The Assembly having (November 9, 1873) fixed his term of office at seven years, he declared in a speech delivered February 4, 1874, that he would know how to make the legally established order of things respected for seven years. Preferring to remain above party, he rather assisted at than took part in the proceedings which, in January and February, 1875, led up to the passage of the fundamental laws finally establishing the Republic as the legal government of France. And yet MacMahon writes in his still unpublished memoirs: “By family tradition, and by the sentiments towards the royal house which were instilled in me by my early education, I could not be anything but a Legitimist.” He felt some repugnance, too, in forming, in 1876, the Dufaure and the Jules Simon cabinets, in which the Republican element was represented. When the episcopal charges of the Bishops of Poitiers, Nimes, and Nevers, recommending the case of the captive Pope Pius IX to the sympathy of the French Government, were met by a resolution in the Chamber, proposed by the Left, that the Government be requested “to repress Ultramontane manifestations” (May 4, 1877), MacMahon, twelve days later, asked Jules Simon to resign, summoned to power a Conservative ministry under the Duc de Broglie, persuaded the Senate to dissolve the Chamber, and traveled through the country to assure the success of the Conservatives in the elections, protesting at the same time that he did not wish to overturn the Republic.
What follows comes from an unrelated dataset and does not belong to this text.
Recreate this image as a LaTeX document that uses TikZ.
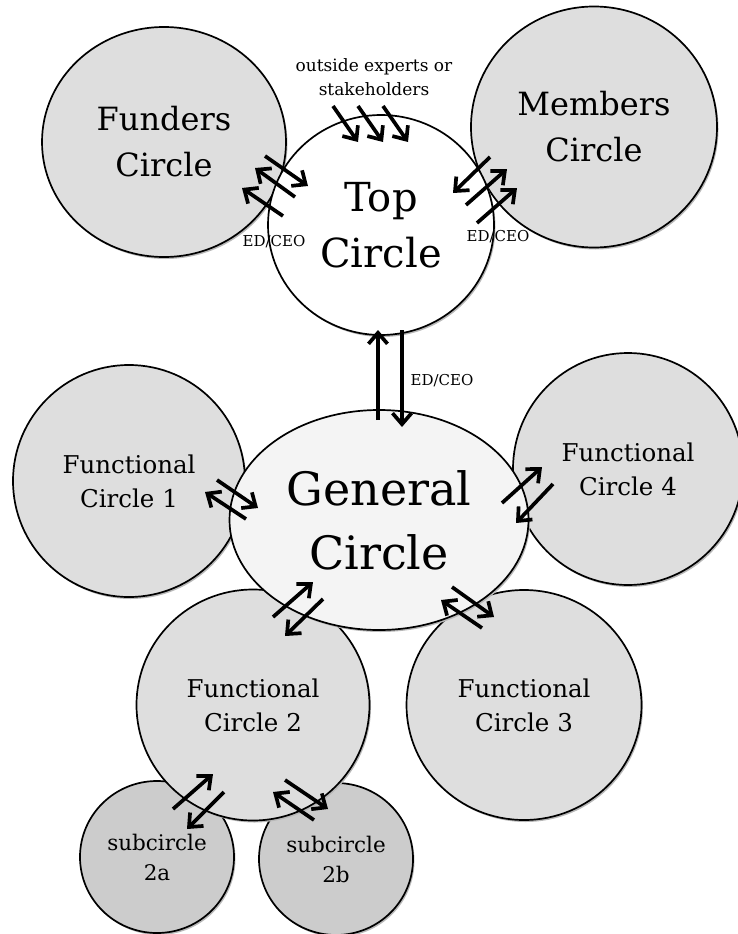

However, the elections of October 14 resulted in a majority of 120 for the Left; the de Broglie ministry resigned November 19, and the president formed a Left cabinet under Dufaure. He retained his office until 1878, so as to allow the Exposition Universelle to take place in political peace, and then, the senatorial elections of January 5, 1879, having brought another victory to the Left, MacMahon found a pretext to resign (January 30, 1879), and Jules Grevy succeeded him.

This soldier was not made for politics. “I have remained a soldier”, he says in his memoirs, “and I can conscientiously say that I have not only served one government after another loyally, but, when they fell have regretted all of them with the single exception of my own.” In his voluntary retirement he carried with him the esteem of all parties: Jules Simon, who did not love him, and whom he did not love, afterwards called him “a great captain, a great citizen, and a righteous man” (un grand capitaine, un grand citoyen et un homme de bien). His presidency may be summed up in two words: on the one hand, he allowed the Republic to establish itself; on the other hand, so far as his lawful prerogatives permitted, he retarded the political advance of parties hostile to the Church, convinced that the triumph of Radicalism would be to the detriment of France. The last fourteen years of his life were passed in retirement, quite removed from political interests. In 1893 he was buried, with national honors, in the crypt of the Invalides.